--- Supplied information ---
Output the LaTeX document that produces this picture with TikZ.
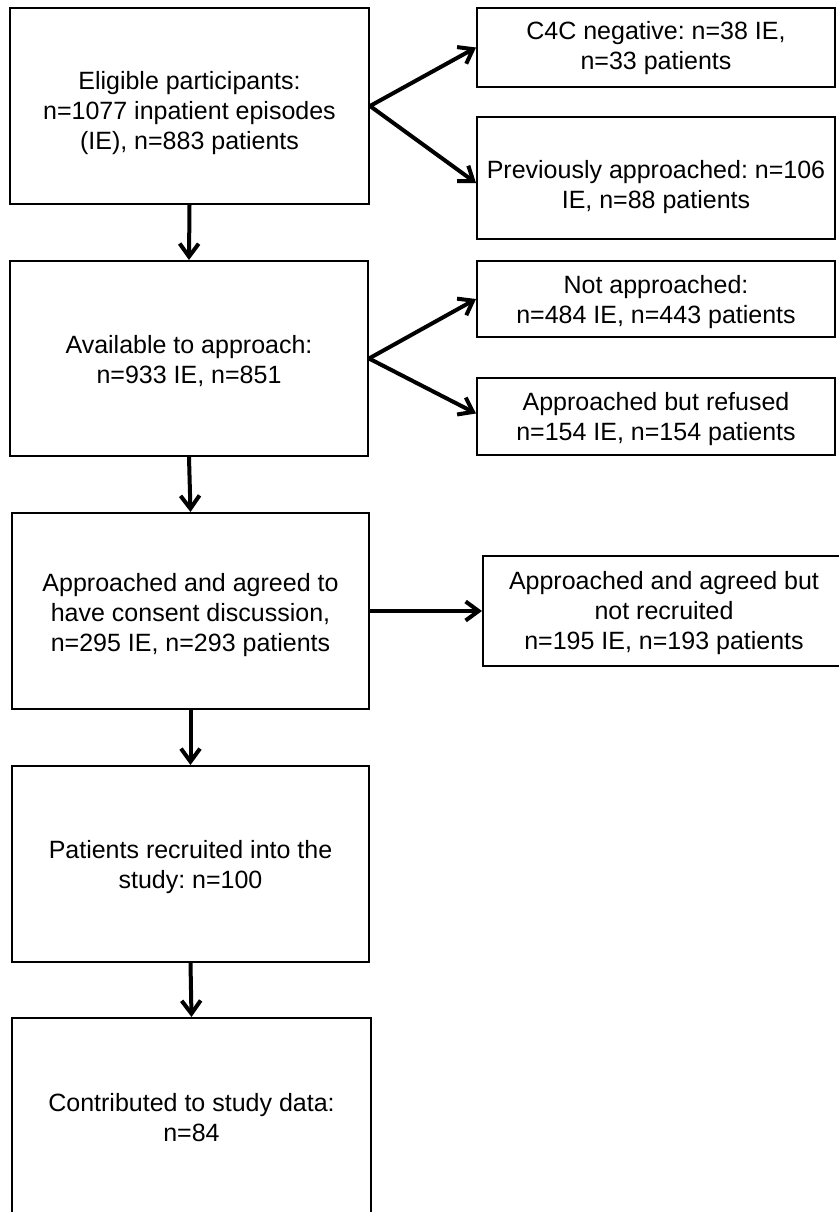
\documentclass[tikz,border=0pt]{standalone}
\usepackage{fontspec}
\setmainfont{Liberation Sans}
\usetikzlibrary{arrows.meta}
\newcommand\dn[1]{\vrule width 0pt height \dimexpr\fontcharht\font`\(+#1*2\relax}
\begin{document}
\frenchspacing
\begin{tikzpicture}[x=1pt,y=-1pt,
 box/.style={draw, line width=2pt, align=center, inner sep=0pt, font=\fontsize{25}{30}\selectfont},
 arr/.style={line width=4pt, -{Straight Barb[length=13pt,width=19pt,line width=4pt]}}]
\useasboundingbox (0,0) rectangle (838,1212);
\node[box, minimum width=359pt, minimum height=196pt] (b1) at (189.5,106) {\dn{7pt}Eligible participants:\\n=1077 inpatient episodes\\(IE), n=883 patients};
\node[box, minimum width=358pt, minimum height=195pt] (b2) at (189,358.5) {\dn{3pt}Available to approach:\\n=933 IE, n=851};
\node[box, minimum width=357pt, minimum height=196pt] (b3) at (190.5,611) {\dn{4pt}Approached and agreed to\\have consent discussion,\\n=295 IE, n=293 patients};
\node[box, minimum width=357pt, minimum height=196pt] (b4) at (190.5,864) {\dn{3pt}Patients recruited into the\\study: n=100};
\node[box, minimum width=359pt, minimum height=200pt] (b5) at (191.5,1118) {Contributed to study data:\\n=84};
\node[box, minimum width=358pt, minimum height=79pt] (r1) at (656,47.5) {\dn{1pt}C4C negative: n=38 IE,\\n=33 patients};
\node[box, minimum width=358pt, minimum height=122pt] (r2) at (656,178) {\dn{9pt}Previously approached: n=106\\IE, n=88 patients};
\node[box, minimum width=358pt, minimum height=76pt] (r3) at (656,299) {\dn{3.5pt}Not approached:\\n=484 IE, n=443 patients};
\node[box, minimum width=358pt, minimum height=77pt] (r4) at (656,416.5) {\dn{3pt}Approached but refused\\n=154 IE, n=154 patients};
\node[box, minimum width=362pt, minimum height=110pt] (r5) at (664,611) {\dn{2pt}Approached and agreed but\\not recruited\\n=195 IE, n=193 patients};
\draw[arr] (b1.south) -- (b2.north);
\draw[arr] (b2.south) -- (b3.north);
\draw[arr] (b3.south) -- (b4.north);
\draw[arr] (b4.south) -- (b5.north);
\draw[arr] (b1.east) -- (r1.west);
\draw[arr] (b1.east) -- ([yshift=-5pt]r2.west);
\draw[arr] (b2.east) -- (r3.west);
\draw[arr] (b2.east) -- ([yshift=3pt]r4.west);
\draw[arr] (b3.east) -- (r5.west);
\end{tikzpicture}
\end{document}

--- What is needed ---
From start to finish, output the listing exactly, but omit its pictures.

--- Completed task ---
Output the LaTeX document that produces this picture with TikZ.
\documentclass[tikz,border=0pt]{standalone}
\usepackage{fontspec}
\setmainfont{Liberation Sans}
\usetikzlibrary{arrows.meta}
\newcommand\dn[1]{\vrule width 0pt height \dimexpr\fontcharht\font`\(+#1*2\relax}
\begin{document}
\frenchspacing
\begin{tikzpicture}[x=1pt,y=-1pt,
 box/.style={draw, line width=2pt, align=center, inner sep=0pt, font=\fontsize{25}{30}\selectfont},
 arr/.style={line width=4pt, -{Straight Barb[length=13pt,width=19pt,line width=4pt]}}]
\useasboundingbox (0,0) rectangle (838,1212);
\node[box, minimum width=359pt, minimum height=196pt] (b1) at (189.5,106) {\dn{7pt}Eligible participants:\\n=1077 inpatient episodes\\(IE), n=883 patients};
\node[box, minimum width=358pt, minimum height=195pt] (b2) at (189,358.5) {\dn{3pt}Available to approach:\\n=933 IE, n=851};
\node[box, minimum width=357pt, minimum height=196pt] (b3) at (190.5,611) {\dn{4pt}Approached and agreed to\\have consent discussion,\\n=295 IE, n=293 patients};
\node[box, minimum width=357pt, minimum height=196pt] (b4) at (190.5,864) {\dn{3pt}Patients recruited into the\\study: n=100};
\node[box, minimum width=359pt, minimum height=200pt] (b5) at (191.5,1118) {Contributed to study data:\\n=84};
\node[box, minimum width=358pt, minimum height=79pt] (r1) at (656,47.5) {\dn{1pt}C4C negative: n=38 IE,\\n=33 patients};
\node[box, minimum width=358pt, minimum height=122pt] (r2) at (656,178) {\dn{9pt}Previously approached: n=106\\IE, n=88 patients};
\node[box, minimum width=358pt, minimum height=76pt] (r3) at (656,299) {\dn{3.5pt}Not approached:\\n=484 IE, n=443 patients};
\node[box, minimum width=358pt, minimum height=77pt] (r4) at (656,416.5) {\dn{3pt}Approached but refused\\n=154 IE, n=154 patients};
\node[box, minimum width=362pt, minimum height=110pt] (r5) at (664,611) {\dn{2pt}Approached and agreed but\\not recruited\\n=195 IE, n=193 patients};
\draw[arr] (b1.south) -- (b2.north);
\draw[arr] (b2.south) -- (b3.north);
\draw[arr] (b3.south) -- (b4.north);
\draw[arr] (b4.south) -- (b5.north);
\draw[arr] (b1.east) -- (r1.west);
\draw[arr] (b1.east) -- ([yshift=-5pt]r2.west);
\draw[arr] (b2.east) -- (r3.west);
\draw[arr] (b2.east) -- ([yshift=3pt]r4.west);
\draw[arr] (b3.east) -- (r5.west);
\end{tikzpicture}
\end{document}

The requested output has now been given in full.